Nachmittags putzten die Kollegen Tacker und ich gemeinsam den Möbelrücklauf aus einer hippen Veranstaltung. Wir hörten Charlotte Roches Feuchtgebiete, schmunzelten, manche lachten Beifall. Das Hörbuch ist sehr unterhaltsam. Die einfache, direkte Sprache macht einen übermütig. Wohl deshalb und weil ich es immer tue, fing ich an Texte zu denken. Hätte ich verflixt die Hände frei gehabt, ich hätte sie auch getippt.
Es roch nach Furz. Das veranlasste mich zu einer Kette von Gedanken, die darin gipfelten, dass alle in dem Raum so lange schuldig sind, den Furz gelassen zu haben, bis einer endlich die Schuld auf sich nimmt. Mehr noch, jeder von uns verdächtigte den Anderen und jeder, außer dem Furzenden war sich selbst sicher: ich war es nicht. War es der dort am Fenster? Schräger Blick zum Kollegen. Unschuldig putzte er die Loungemöbel. Oder jener da drüben? Er ist eben an mir vorbei gelaufen. Heimlich könnte er im Vorbeigehen der Flatulenz gefrönt haben.
Mit einem Mal wurde mir bewusst, was Schuld ist: eine unliebsame Sache ist passiert, für die keiner offen die Verantwortung übernimmt, aber alle sind verdächtig.
Der Erlöser ist derjenige, der sich zu der Schuld bekennt. Für den Moment überlegte ich, den Erlöser zu spielen und zu sagen, ich habe gefurzt. Der Erlöser ist derjenige, der die Gesamtschuld aufnimmt, die im Raum schwebt und die dazu führt, dass man automatisch denkt, die anderen denken, ich war es. Ich bin überzeugt, dass in verfurzten Räumen viele unschuldige Menschen denken, hoffentlich denken die Anderen nicht, ich war es.

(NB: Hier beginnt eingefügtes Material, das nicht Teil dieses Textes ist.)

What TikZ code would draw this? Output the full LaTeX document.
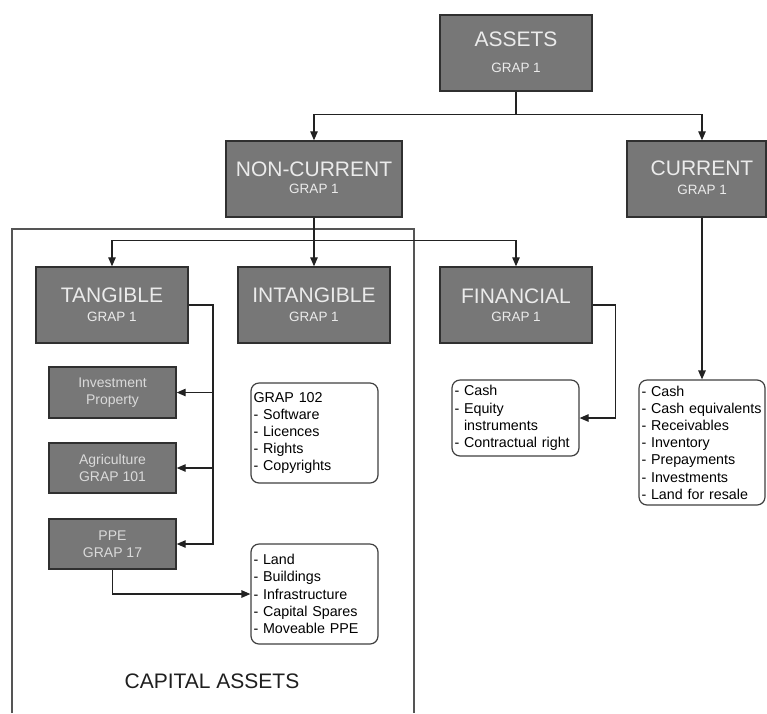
\documentclass[tikz,border=0pt]{standalone}
\usepackage{fontspec}
\setmainfont{Liberation Sans}
\usetikzlibrary{arrows.meta,calc}
\definecolor{boxfill}{HTML}{777777}
\definecolor{boxline}{HTML}{303030}
\definecolor{titletext}{HTML}{EBEBEB}
\definecolor{subtext}{HTML}{DADADA}
\definecolor{conline}{HTML}{222222}
\definecolor{frameline}{HTML}{555555}
\definecolor{listline}{HTML}{404040}
\tikzset{
  darkbox/.style={draw=boxline, line width=1.4pt, fill=boxfill, inner sep=0pt},
  titletxt/.style={text=titletext, inner sep=0pt, font=\fontsize{21}{24}\selectfont},
  subtxt/.style={text=titletext, inner sep=0pt, font=\fontsize{13.5}{16}\selectfont},
  smallbox/.style={draw=boxline, line width=1.4pt, fill=boxfill, inner sep=0pt,
    minimum width=127pt, minimum height=50pt, align=center, text=subtext,
    font=\fontsize{14}{17.5}\selectfont},
  listbox/.style={draw=listline, line width=1.2pt, rounded corners=8pt, fill=white,
    inner xsep=2.5pt, inner ysep=0pt, align=left, font=\fontsize{14.3}{17.2}\selectfont},
  arr/.style={draw=conline, line width=1.2pt, -{Triangle[length=9pt,width=7.5pt]}},
  con/.style={draw=conline, line width=1.2pt},
}
\begin{document}
\begin{tikzpicture}[x=1pt,y=-1pt]
\useasboundingbox (0,0) rectangle (767,713);
% frame of capital assets
\draw[frameline, line width=1.4pt] (12,713) -- (12,229) -- (414,229) -- (414,713);
\node (capital) at (212,681) {\fontsize{21}{24}\selectfont\color{black!88}CAPITAL ASSETS};

% top boxes
\node[darkbox, minimum width=152pt, minimum height=76pt] (assets) at (516,53) {};
\node[titletxt] (assetsT) at (516,39) {ASSETS};
\node[subtxt] (assetsS) at (516,68) {GRAP 1};

\node[darkbox, minimum width=176pt, minimum height=76pt] (noncur) at (314,179) {};
\node[titletxt] (noncurT) at (314,169) {NON-CURRENT};
\node[subtxt] (noncurS) at (314,189) {GRAP 1};

\node[darkbox, minimum width=139pt, minimum height=76pt] (cur) at (696.5,179) {};
\node[titletxt] (curT) at (702,168) {CURRENT};
\node[subtxt] (curS) at (702,190) {GRAP 1};

% second level
\node[darkbox, minimum width=152pt, minimum height=76pt] (tang) at (112,305) {};
\node[titletxt] (tangT) at (112,295) {TANGIBLE};
\node[subtxt] (tangS) at (112,317) {GRAP 1};

\node[darkbox, minimum width=152pt, minimum height=76pt] (intang) at (314,305) {};
\node[titletxt] (intangT) at (314,295) {INTANGIBLE};
\node[subtxt] (intangS) at (314,317) {GRAP 1};

\node[darkbox, minimum width=152pt, minimum height=76pt] (fin) at (516,305) {};
\node[titletxt] (finT) at (516,296) {FINANCIAL};
\node[subtxt] (finS) at (516,317) {GRAP 1};

% tangible sub boxes
\node[smallbox, minimum height=51pt] (inv) at (112.5,392.5) {Investment\\Property};
\node[smallbox] (agri) at (112.5,468) {Agriculture\\GRAP 101};
\node[smallbox] (ppe) at (112.5,544) {PPE\\GRAP 17};

% lists
\node[listbox, text width=122pt, minimum height=100pt] (grap) at (314.5,433)
  {GRAP 102\\- Software\\- Licences\\- Rights\\- Copyrights};
\node[listbox, text width=122pt, minimum height=100pt] (ppel) at (314.5,594)
  {- Land\\- Buildings\\- Infrastructure\\- Capital Spares\\- Moveable PPE};
\node[listbox, text width=122pt, minimum height=76pt] (finl) at (515.5,418)
  {- Cash\\- Equity\\\phantom{- }instruments\\- Contractual right};
\node[listbox, text width=121pt, minimum height=125pt] (curl) at (702,442.5)
  {- Cash\\- Cash equivalents\\- Receivables\\- Inventory\\- Prepayments\\- Investments\\- Land for resale};

% connectors
\coordinate (curtop) at (cur.north -| curl.north);
\coordinate (curbot) at (cur.south -| curl.north);
\draw[arr] (assets.south) -- ++(0,23) -| (noncur.north);
\draw[arr] (assets.south) -- ++(0,23) -| (curtop);
\draw[arr] (curbot) -- (curl.north);

\draw[arr] (noncur.south) -- ++(0,23) -| (tang.north);
\draw[arr] (noncur.south) -- (intang.north);
\draw[arr] (noncur.south) -- ++(0,23) -| (fin.north);

\coordinate (tbus) at (213,305);
\draw[arr] (tang.east) -| (tbus |- ppe.east) -- (ppe.east);
\draw[arr] (tbus |- inv.east) -- (inv.east);
\draw[arr] (tbus |- agri.east) -- (agri.east);

\draw[arr] (fin.east) -- ++(23,0) |- (finl.east);
\draw[arr] (ppe.south) |- (ppel.west);
\end{tikzpicture}
\end{document}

Das Furz-Gleichnis ist natürlich nur ein Platzhalter für alles Mögliche. So könnte zum Beispiel auch etwas gestohlen worden sein in einem abgekapselten System, in dem eine gewisse Anzahl von Menschen, die täglich miteinander zu tun haben, sich deshalb gegenseitig verdächtigen oder – noch schlimmer – Angst haben, die Anderen verdächtigen einen. Jene Kuliszene fällt mir dazu ein. Beim diesjährigen Jazzfestival hatte der Leiter seinen 50-Euro Kuli für ein paar Minuten im Backstageraum liegen lassen. dann war er weg. Schuld quoll aus allen Ecken. Der Täter wurde nie gefasst. Die Verdachte bestehen bis heute.
ist „verdachte“ echt der plural?
ich sah im sommer mal einige autos mit offen stehenden kofferdings- und fragte mich, ob es dafür einen plural gibt- kofferräume hört sich komisch an.
verdachte auch!?
aber schön gefurzt und gegleichnisst…
Aber für Verdacht muss es doch einen Plural geben, so wie es ihn auch für Verdächtigung gibt, oder?